I got more feedback clarifying the TargetException and how dynamic invocation works.

The FSharpFunc to Func conversion works just fine, if you also keep track of the func.Target. I was running into cases where I expected I was passing a static method, but F# wasn't figuring that out and still expecting a closure/target.

A straightforward solution to this would be swapping the Map<InstanceKind,MethodInfo> for a Map<InstanceKind, (obj, MethodInfo)> to allow for target information.

I notice that Discover has an override Discover<'T>(onlyPublic,instance:'T) that (I think) registers non-static methods from an instance. How is that currently working when GetInstance always passes null for the invocation target?

Hmm, I think F#'s function type is now FSharpFunc. FastFunc produces search results but doesn't seem to have a reference page. Maybe it got renamed?

Yes sorry, I think that was the old old name, apparently still in my muscle memory!

How is that currently working when GetInstance always passes null for the invocation target?

I don't think it works, doesn't look used either. It's likely a leftover from some earlier experiment.

I think changing the Map's values to tuple is fine though? Would need a few other changes to pass in null.

I think the work is ready for review.
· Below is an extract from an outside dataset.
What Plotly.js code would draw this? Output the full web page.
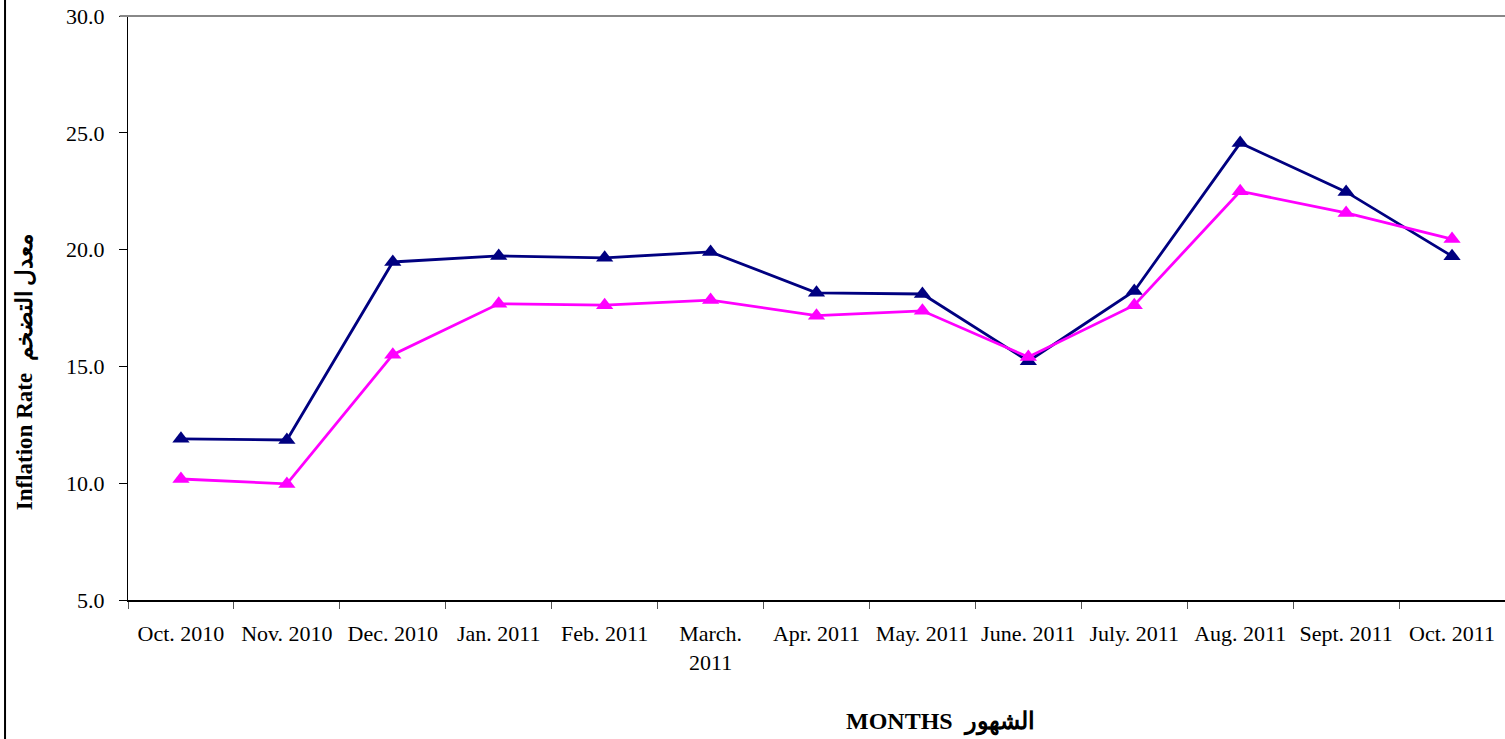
<!DOCTYPE html>
<html>
<head>
<meta charset="utf-8">
<script src="https://cdn.plot.ly/plotly-3.0.1.min.js"></script>
<style>html,body{margin:0;padding:0;background:#fff;}#chart{width:1505px;height:739px;}</style>
</head>
<body>
<div id="chart"></div>
<script>
const months = ["Oct. 2010","Nov. 2010","Dec. 2010","Jan. 2011","Feb. 2011","March.<br>2011","Apr. 2011","May. 2011","June. 2011","July. 2011","Aug. 2011","Sept. 2011","Oct. 2011"];
const seriesNavy = [11.9, 11.85, 19.47, 19.73, 19.65, 19.9, 18.15, 18.1, 15.22, 18.23, 24.56, 22.47, 19.72];
const seriesMagenta = [10.18, 9.97, 15.5, 17.68, 17.62, 17.84, 17.17, 17.38, 15.4, 17.62, 22.5, 21.57, 20.45];
const yTicks = [5, 10, 15, 20, 25, 30];

const font = "Liberation Serif, Times New Roman, serif";
const traces = [
  {x: months, y: seriesNavy, type: "scatter", mode: "lines+markers",
   line: {color: "#000080", width: 2.8}, marker: {symbol: "triangle-up", size: 15, color: "#000080"}, name: "Series 1"},
  {x: months, y: seriesMagenta, type: "scatter", mode: "lines+markers",
   line: {color: "#FF00FF", width: 2.8}, marker: {symbol: "triangle-up", size: 15, color: "#FF00FF"}, name: "Series 2"}
];
const layout = {
  width: 1505, height: 739,
  margin: {l: 128, r: 0, t: 16, b: 139},
  paper_bgcolor: "#fff", plot_bgcolor: "#fff",
  showlegend: false,
  font: {family: font, size: 22, color: "#000"},
  xaxis: {
    type: "category", range: [-0.5, 12.5], tickson: "boundaries",
    ticks: "outside", ticklen: 7, tickcolor: "#555", tickwidth: 1,
    showline: true, linecolor: "#000", linewidth: 1.5, showgrid: false, zeroline: false,
    ticklabelstandoff: 13, tickangle: 0,
    tickfont: {family: font, size: 22, color: "#000"}
  },
  yaxis: {
    range: [5, 30], tickvals: yTicks, tickformat: ".1f",
    ticks: "outside", ticklen: 8, tickcolor: "#000", tickwidth: 1,
    showline: true, linecolor: "#000", linewidth: 1, showgrid: false, zeroline: false,
    ticklabelstandoff: 10,
    tickfont: {family: font, size: 22, color: "#000"}
  },
  shapes: [
    {type: "line", xref: "paper", yref: "paper", x0: -0.006, x1: 1, y0: 1, y1: 1, line: {color: "#888", width: 2}},
    {type: "line", xref: "paper", yref: "paper", x0: -0.0893, x1: -0.0893, y0: -0.25, y1: 1.05, line: {color: "#000", width: 2}}
  ],
  annotations: [
    {text: "<b>Inflation Rate  معدل التضخم</b>", xref: "paper", yref: "paper", x: -0.0748, y: 0.39,
     xanchor: "center", yanchor: "middle", textangle: -90, showarrow: false,
     font: {family: font, size: 23, color: "#000"}},
    {text: "<b>MONTHS  الشهور</b>", xref: "paper", yref: "paper", x: 0.5897, y: -0.209,
     xanchor: "center", yanchor: "middle", showarrow: false,
     font: {family: font, size: 24, color: "#000"}}
  ]
};
Plotly.newPlot("chart", traces, layout, {displayModeBar: false, staticPlot: true});
</script>
</body>
</html>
I've experimented with both the Fluent and FSharp APIs, and it seems to work as I expect.
I added tests for any errors I found.

The public endpoint names may need some tweaking

//Fsharp.ArbMap
let mergeFactory (factory: unit -> Arbitrary<'b>) (existingMap: IArbMap) 
let mergeArbFactory (factory: Arbitrary<'a> -> Arbitrary<'b>) (existingMap: IArbMap)
let mergeMapFactory (factory: IArbMap -> Arbitrary<'b>) (existingMap: IArbMap) 
let mergeArb (arb: Arbitrary<'a>) (existingMap: IArbMap)  
//Fluent.ArbMap
static member MergeArb<'T>(map: IArbMap, arb:Arbitrary<'T>);
static member MergeArbFactory<'T>(map: IArbMap, factory:Func<IArbMap,Arbitrary<'T>>) ;
static member MergeArbFactory<'T, 'U>(map: IArbMap, factory:Func<Arbitrary<'T>,Arbitrary<'U>>);
static member MergeArbFactory<'T>(map: IArbMap, factory:Func<Arbitrary<'T>>);

Completed by #613